CFM33201 - Loan relationships: core rules: amounts not brought into account: debt/equity swaps: value of shares issued

CTA2009/S322(4)

Most debt/equity swaps in distressed company situations will represent a bargain at arm’s length, even where there is a mismatch between the amount of the debt released and the market value of the shares issued in exchange. Typically, the share capital issued by the debtor company will be worth less (often much less) than the amount of the debt released. HMRC will not argue that S322(4) does not apply just because there is a wide disparity between the nominal amount of the debt released and the market value of the shares that are issued.

For example, a bank that is owed £100,000 by a company might release the debt in consideration of 4,000 £1 ordinary shares, which might have a market value of considerably less than £100,000. The parties will agree to this arrangement because the bank will almost certainly have already provided against the debt, and does not expect to receive more than the market value of those shares if it forced the debtor company into liquidation. If the debtor company is able to continue trading, the shares may become more valuable at a later date.

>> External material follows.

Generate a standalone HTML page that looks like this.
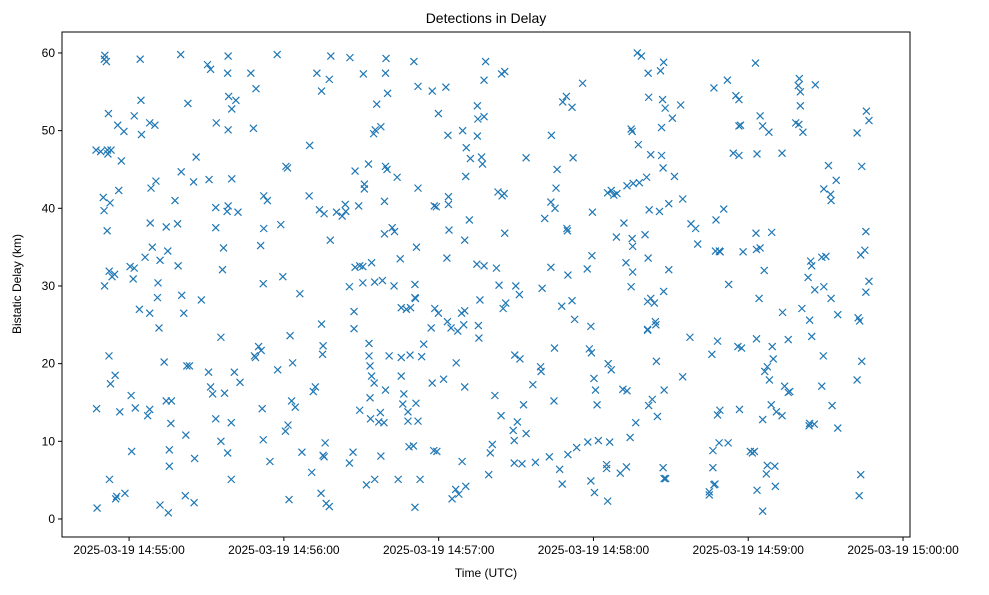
<!DOCTYPE html>
<html><head><meta charset="utf-8"><style>
body{margin:0;background:#fff;}
svg text{font-family:"Liberation Sans","DejaVu Sans",sans-serif;fill:#000;}
</style></head><body>
<svg id="chart" width="989" height="590" xmlns="http://www.w3.org/2000/svg">
<rect width="989" height="590" fill="#fff"/>
<text x="486" y="23" font-size="14" text-anchor="middle">Detections in Delay</text>
<text x="486" y="577" font-size="12" text-anchor="middle">Time (UTC)</text>
<text x="21" y="284" font-size="12" text-anchor="middle" transform="rotate(-90 21 284)">Bistatic Delay (km)</text>
<g id="marks"></g>
<g id="axes"></g>
</svg>
<script>
// times in seconds after 14:54:00 UTC, delay in km
const xTickSeconds = [60,120,180,240,300,360];
const xTickLabels = ["2025-03-19 14:55:00","2025-03-19 14:56:00","2025-03-19 14:57:00","2025-03-19 14:58:00","2025-03-19 14:59:00","2025-03-19 15:00:00"];
const yTicks = [0,10,20,30,40,50,60];
const detections = [
[47.2,47.5],[47.4,14.2],[47.6,1.4],
[49,47.3],[50.4,59.2],[50.6,59.7],[51.2,58.9],[50,41.4],[50.3,39.7],[50.5,30],[51.6,47.5],[51.8,47],[51.5,37.1],[52,52.2],[52.6,40.7],[52.3,31.9],[53.4,31.2],[52.2,21],[52.8,17.4],[52.4,5.1],[53,47.5],
[55.6,50.7],[56,42.3],[54.6,18.5],[54.8,2.6],[55.2,2.9],[54.4,31.5],[57,46.1],[56.4,13.8],[58,49.9],[58.4,3.3],
[60.4,32.5],[62,32.3],[60.8,15.9],[61,8.7],[62.4,14.3],[62,51.9],[61.6,30.9],
[64.3,59.2],[64.6,53.9],[64.8,49.5],[64,27],[66.2,33.7],
[67.2,13.3],[68,14.1],[68,51],[68.5,42.6],[68.2,38.1],[68,26.5],[69,35],[70,50.7],[70.4,43.5],
[71.2,30.4],[71,28.5],[71.6,24.6],[72,33.3],[72,1.8],[73.6,20.2],
[74.4,37.6],[75,34.5],[74.4,15.2],[75.2,0.8],[75.6,6.8],[75.6,8.9],[76.2,12.3],[76.4,15.2],
[77.8,41],[78.8,38],[79,32.6],[80,59.8],[80.2,44.7],[80.4,28.8],[81.2,26.5],
[82,10.8],[82.4,19.7],[81.8,3],[82.8,53.5],[83.4,19.7],[85,43.4],[86,46.6],[85.4,7.8],[85.2,2.1],
[88,28.2],[91,43.7],[90.8,18.9],[90.4,58.5],[91.6,57.9],[91.6,17],[92.4,16.1],
[93.6,40.1],[93.6,37.5],[93.8,51],[93.6,12.9],[95.6,10],[95.6,23.4],[96.6,34.9],[96.2,32.1],[97,16.2],
[98.4,59.6],[98.2,57.4],[98.6,54.4],[98.4,50.1],[98.4,40.3],[98,39.6],[99.8,43.8],[101.4,53.9],[99.8,52.8],[99.6,12.4],[98.2,8.5],[99.6,5.1],[100.8,18.9],[103,17.6],[102.2,39.5],
[107.2,57.4],[109.2,55.4],[108.2,50.3],[111,35.2],[112,30.3],[108.6,21],[109,20.8],[110.2,22.2],[111.6,14.2],[112,10.2],[111.2,21.7],[112.2,41.6],[113.6,41],[112.2,37.4],
[117.4,59.8],[114.6,7.4],[117.6,19.2],[119.6,31.2],[118.8,37.9],[120.8,45.4],[121.4,45.2],[120.6,11.3],[121.6,12.1],[122.4,23.6],[122,2.5],[123,15.2],[123.4,20.1],[124.4,14.4],[126.2,29],
[127,8.6],[130,48.1],[129.8,41.6],[131.4,16.4],[132.2,17],[130.8,6],[132.8,57.4],[133.8,39.8],[134.6,55.1],[135.6,39.3],[134.6,25.1],[135.2,22.3],[135,21.2],[134.4,3.3],[135.6,8],[135.2,8.2],[136,9.8],
[138.2,59.6],[137.6,56.6],[138,35.9],[136.4,2],[137.6,1.6],[140.4,39.5],[143.8,40.5],[144,39.6],
[145.6,59.4],[142.6,39],[145.4,29.9],[145.4,7.2],[149,40.3],[147.6,44.8],[147.2,26.7],[147.2,24.5],[147.6,32.4],[146.8,8.6],[149.4,14],
[150.8,57.3],[151.2,43.1],[151.2,42.5],[150.6,30.4],[149.4,32.6],[150.6,32.5],[153,22.6],[153,21],[153.4,19.7],[155,17.5],[154,18.4],[153.4,15.6],[153.6,12.9],[152,4.4],[152.8,45.7],[154,33],[155.2,30.5],
[156,53.4],[155.4,50.1],[154.8,49.6],[157.6,50.5],[159,40.9],[159,36.7],[162,37.5],[159.4,45.4],[160,45],[158.2,30.7],[157.4,13.7],[156.8,12.5],[158.8,12.4],[157.6,8.1],[155.2,5.1],[159.4,16.6],[159.6,59.3],[159.4,57.4],[160.2,54.8],[160.8,21],
[163.9,44],[162.9,37],[165.1,33.5],[162.7,30],[165.5,27.2],[167.5,27],[165.5,20.8],[165.5,18.4],[166.5,16.1],[166.1,14.8],[168.1,13.8],[168.1,12.6],[164.3,5.1],[169.1,27.2],[168.5,9.3],[168.9,21.1],
[172,55.7],[170.4,58.9],[170.8,30.2],[170.8,28.5],[171,28.4],[171.2,14.9],[172,12.6],[170.2,9.4],[172.8,5.1],[170.8,1.5],[173.4,20.9],[171.4,35],[172,42.6],[174.2,22.5],
[177.5,55.1],[178.3,40.3],[179.1,40.2],[179.9,52.2],[178.5,27.1],[179.9,26.5],[177.1,24.6],[177.5,17.5],[178.1,8.8],[179.3,8.7],[181.9,18],
[182.8,55.6],[183.6,49.4],[183.8,41.5],[183.8,40.5],[184,37.2],[183.2,33.6],[183.4,25.4],[184.8,24.6],[186.8,20.1],[187.4,24.2],[185.2,2.6],[186.6,3.8],[187.8,3.2],
[189.3,50],[190.7,47.8],[192.3,46.4],[190.5,44.1],[190.1,35.9],[188.9,26.5],[190.1,26.8],[189.7,25],[190.1,17],[189.1,7.4],[190.5,4.2],[191.9,38.5],
[195,53.2],[195.2,51.5],[197.6,56.5],[195,49.3],[196.6,46.6],[197,45.7],[194.8,32.8],[196,28.2],[195.4,24.9],[195.6,23.3],[197.6,32.6],[197.6,51.8],[198.2,58.9],
[201.8,15.9],[200.8,9.6],[200,8.5],[199.4,5.7],[202.4,32.3],[203.4,30.1],[203,42.1],[204.6,41.6],[205.4,41.9],[204.4,57.3],[205.6,57.6],[205,27.1],[206,27.8],[204.2,13.3],[205.6,36.8],
[209.5,21.1],[208.9,11.4],[210.5,12.5],[209.3,10.1],[209.3,7.2],[211.5,20.6],[209.9,30],[211.3,28.9],[212.9,14.7],[212.3,7.1],[213.9,46.5],[213.9,11],
[216.5,17.3],[217.5,7.3],[219.5,19.6],[219.7,19],[220.1,29.7],[221.1,38.7],[223.5,40.8],[223.7,49.4],[223.5,32.4],[224.7,15.2],[222.9,8],[224.9,22],[225.1,40],[225.5,42.6],[225.9,45],
[228.1,53.7],[229.5,54.4],[229.7,37.4],[229.9,37.1],[230.1,31.4],[227.7,27.4],[226.9,6.4],[227.9,4.5],[230.1,8.3],[231.7,53],[232.1,46.5],[231.7,28.1],[232.7,25.7],[233.5,9.2],
[235.8,56.1],[237.6,32.2],[239,24.8],[238.4,21.9],[239.2,21.4],[237.8,9.9],[239,4.9],[240.4,3.4],[240.2,18.1],[240.8,16.6],[241.4,14.7],[239.4,33.9],[239.6,39.5],
[245.5,42],[246.9,42.3],[247.9,41.7],[245.7,20],[246.9,19.2],[241.9,10.1],[245.1,7],[245.1,6.5],[245.5,2.3],[249.1,41.9],[248.9,36.3],[246.3,9.9],
[253,42.9],[251.8,38.1],[255,36.1],[252.6,33],[251.4,16.7],[253,16.5],[254.2,10.5],[252.8,6.7],[250.4,5.9],[256.4,12.4],[254.6,50.2],[255,49.9],[255.4,43.2],[255.2,35.1],[255.2,31.8],[254.6,29.9],[257,60],[257.4,48.2],[257.8,43.3],
[258.6,59.6],[261.2,57.4],[261.4,54.3],[262.2,46.9],[260.6,44],[261.6,39.8],[260,36.6],[261.2,33.6],[261,28],[262.2,28.4],[263.6,27.8],[264,25.4],[261,24.4],[264.2,25],[261.4,14.6],[262.8,15.4],[261,24.3],[264.4,20.3],[264.8,13.2],
[266.8,54],[267.8,52.9],[266.4,50.4],[266.4,46.8],[267,45.2],[269.2,40.6],[269.2,32.1],[267.2,29.3],[267,6.6],[267.4,5.2],[268,5.2],[266,57.7],[267.2,58.8],[265.6,39.6],[267.4,16.6],[271.4,44.1],
[270.6,51.6],[273.8,53.3],[274.6,41.2],[274.6,18.3],[277.4,23.4],[277.8,38],[279.6,37.4],[280.4,35.4],
[286.7,55.5],[287.5,38.5],[287.3,34.5],[289.1,34.4],[285.9,21.2],[288.1,22.9],[288.1,13.4],[286.3,8.8],[286.3,6.6],[286.7,4.4],[287.1,4.5],[284.9,3.5],[284.9,3.1],[288.7,9.8],[291.9,56.5],[290.5,39.9],
[292.4,30.2],[288.8,34.5],[289,14],[292.2,9.8],[294.2,47.1],[296.4,46.8],[295.2,54.5],[296.4,54],[296.4,50.6],[297,50.7],[296,22.2],[297.4,22],[298,34.4],[303,36.8],[296.6,14.1],
[302.8,58.7],[303.4,47],[303.2,34.7],[304.6,34.9],[303.2,23.2],[300.8,8.7],[301.6,8.5],[302.4,8.7],[303.4,3.7],[305.6,1],[306.4,19],[307.4,19.6],[308.2,17.9],[305.6,12.8],[304.6,51.9],[305.6,50.6],[308,49.8],[304.2,28.4],[306.2,32],[307.4,6.9],[307,5.8],
[309.1,36.9],[309.3,22.2],[309.7,20.6],[308.9,14.7],[310.9,13.8],[310.5,4.2],[310.3,6.8],[313.1,13.3],[313.1,47.1],[313.3,26.6],[314.1,17.1],[315.5,16.3],[316.1,16.4],[315.5,23.1],
[319.8,56.7],[319.4,55.8],[320.2,55],[320.2,53.2],[318.4,51],[321.2,49.8],[319.6,50.8],[323.2,31.1],[320.8,27.1],[324.2,33.2],[324.6,32.6],[323.8,25.6],[324.6,23.5],[323.6,12],[323.8,12.3],[325.6,12.2],[326,55.9],[325.8,29.5],
[329.3,42.5],[331.1,45.5],[331.9,41.8],[332.1,41],[328.5,33.7],[330.1,33.8],[329.3,29.9],[332.1,28.4],[329.1,21],[328.5,17.1],[332.5,14.6],[334.7,11.7],[334.7,26.3],[334.1,43.6],
[342.2,49.7],[343.6,34],[343.2,25.5],[342.2,17.9],[342.6,25.9],[343,3],[343.6,5.7],[344,20.3],[344,45.4],[345.2,34.6],[345.6,37],[346.8,30.6],[345.6,29.2],[345.8,52.5],[346.8,51.3]
];
const L=62,R=910,T=32,B=537;
const xMin=34.0,xMax=362.7,yMin=-2.32,yMax=62.7;
function sx(t){return L+(t-xMin)/(xMax-xMin)*(R-L);}
function sy(v){return B-(v-yMin)/(yMax-yMin)*(B-T);}
const NS="http://www.w3.org/2000/svg";
const marks=document.getElementById('marks');
detections.forEach(function(d){
  const x=sx(d[0]), y=sy(d[1]);
  const p=document.createElementNS(NS,'path');
  p.setAttribute('d','M'+(x-3.5)+' '+(y-3.5)+'L'+(x+3.5)+' '+(y+3.5)+'M'+(x-3.5)+' '+(y+3.5)+'L'+(x+3.5)+' '+(y-3.5));
  p.setAttribute('stroke','#1f77b4');p.setAttribute('stroke-width','1.2');p.setAttribute('fill','none');
  
  
  marks.appendChild(p);
});
const axes=document.getElementById('axes');
const frame=document.createElementNS(NS,'rect');
frame.setAttribute('x',L);frame.setAttribute('y',T);frame.setAttribute('width',R-L);frame.setAttribute('height',B-T);
frame.setAttribute('fill','none');frame.setAttribute('stroke','#000');frame.setAttribute('stroke-width','1');


axes.appendChild(frame);
xTickSeconds.forEach(function(s,i){
  const x=sx(s);
  const ln=document.createElementNS(NS,'line');
  ln.setAttribute('x1',x);ln.setAttribute('x2',x);ln.setAttribute('y1',B);ln.setAttribute('y2',B+4);ln.setAttribute('stroke','#000');
  
  
  axes.appendChild(ln);
  const tx=document.createElementNS(NS,'text');
  tx.setAttribute('x',x);tx.setAttribute('y',B+17);tx.setAttribute('font-size','12');tx.setAttribute('text-anchor','middle');
  tx.textContent=xTickLabels[i];
  
  
  axes.appendChild(tx);
});
yTicks.forEach(function(v){
  const y=sy(v);
  const ln=document.createElementNS(NS,'line');
  ln.setAttribute('x1',L-4);ln.setAttribute('x2',L);ln.setAttribute('y1',y);ln.setAttribute('y2',y);ln.setAttribute('stroke','#000');
  
  
  axes.appendChild(ln);
  const tx=document.createElementNS(NS,'text');
  tx.setAttribute('x',L-7);tx.setAttribute('y',y+4);tx.setAttribute('font-size','12');tx.setAttribute('text-anchor','end');
  tx.textContent=String(v);
  
  
  axes.appendChild(tx);
});
</script>
</body></html>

The debtor company will debit £100,000 to creditors, removing the debt from its books, and credit £4,000 to share capital and £96,000 to share premium account.

Where companies apply IFRS (whether IAS39 or IFRS9) or FRS102, and the transaction is not between related parties, the accounting treatment should be in accordance with IFRIC 19 and accordingly they should (take the difference between the carrying value of the debt that has been extinguished and the fair value of the shares issued, as an item of profit or loss. Equivalent treatment would have applied under former UK standard FRS26, if applied, for periods starting before 1 January 2106, in accordance with or UITF Abstract 47 and would be expected where a micro-entity applies FRS105.

Other accounting treatments might be possible and would not affect the operation of CTA09/S322(4). The exemption will also apply in cases where accounting standards require the borrower to account for the shares as a financial liability rather than equity.